The BSP, meanwhile, has fielded a Gurjar candidate sensing a split in the Brahmin vote. The Congress MLA is from Kirad community, to which CM Chouhan belongs.
In Dabara, Congress is represented by sitting MLA Imrati Devi, the lone woman legislator in Gwalior district. The votes that BSP fetches in the Gwalior-Chambal region could affect the results for many seats. The party is trying to make its presence felt in the area and, a couple of days back, BSP chief Mayawati addressed an impressive meeting on the Scindia turf.
BSP won three of the 34 seats in the Gwalior-Chambal region in the last elections with its tally in Madhya Pradesh being seven seats. The party's candidates came second at seven seats in the Gwalior-Chambal region.
Jyotiraditya, is however, confident that "people want a change".
"This is the people's election. People want a change. People want a progressive a government; not a government which only makes announcements but one that also implements them," he said.
Mindful of the deep-seated factionalism in the state Congress unit, Jyotiraditya, who was made the party's campaign committee chief with less than three months to go before the elections, seeks to dispel any speculation about him being the CM candidate.

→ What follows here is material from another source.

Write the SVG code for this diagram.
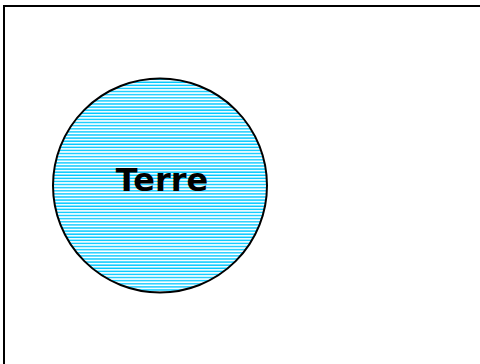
<svg xmlns="http://www.w3.org/2000/svg" width="480" height="364" viewBox="0 0 480 364">
<defs>
<pattern id="stripes" patternUnits="userSpaceOnUse" x="0" y="0" width="8" height="3.1">
<rect x="0" y="0" width="8" height="3.1" fill="#ffffff"/>
<rect x="0" y="1" width="8" height="1.4" fill="#00c8ff"/>
</pattern>
</defs>
<rect width="480" height="364" fill="#ffffff"/>
<rect x="4" y="6" width="490" height="380" fill="none" stroke="#000000" stroke-width="2"/>
<g id="terre">
<circle cx="160" cy="185.5" r="107" fill="url(#stripes)" stroke="#000000" stroke-width="2"/>
<text x="162" y="191" text-anchor="middle" font-family="'DejaVu Sans', Verdana, sans-serif" font-weight="bold" font-size="32" fill="#000000">Terre</text>
</g>
</svg>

"I have not been made CM candidate, directly or indirectly. I am not the CM candidate.
"I only believe in discharging the responsibility that is given to me. I am the campaign committee chief of the party and it is there that I have drawn my 'lakshman rekha'.
"My sole purpose is to ensure that there is a Congress government in place. As to who will be the head of the government in that eventuality will be decided by the Congress high command.
"I am not bothered about that issue. I have no such expectations (of being CM)," he said.
He was also dismissive of opinion polls predicting victory for BJP in Madhya Pradesh, pointing out that the same had not been able to predict the Congress win in the 2009 Lok Sabha elections.
"I believe in peoples' pulse, not in any opinion polls. A Congress government will be formed because people want an end to corruption and misgovernment.
"They want a government, which delivers like UPA did at the Centre," he added.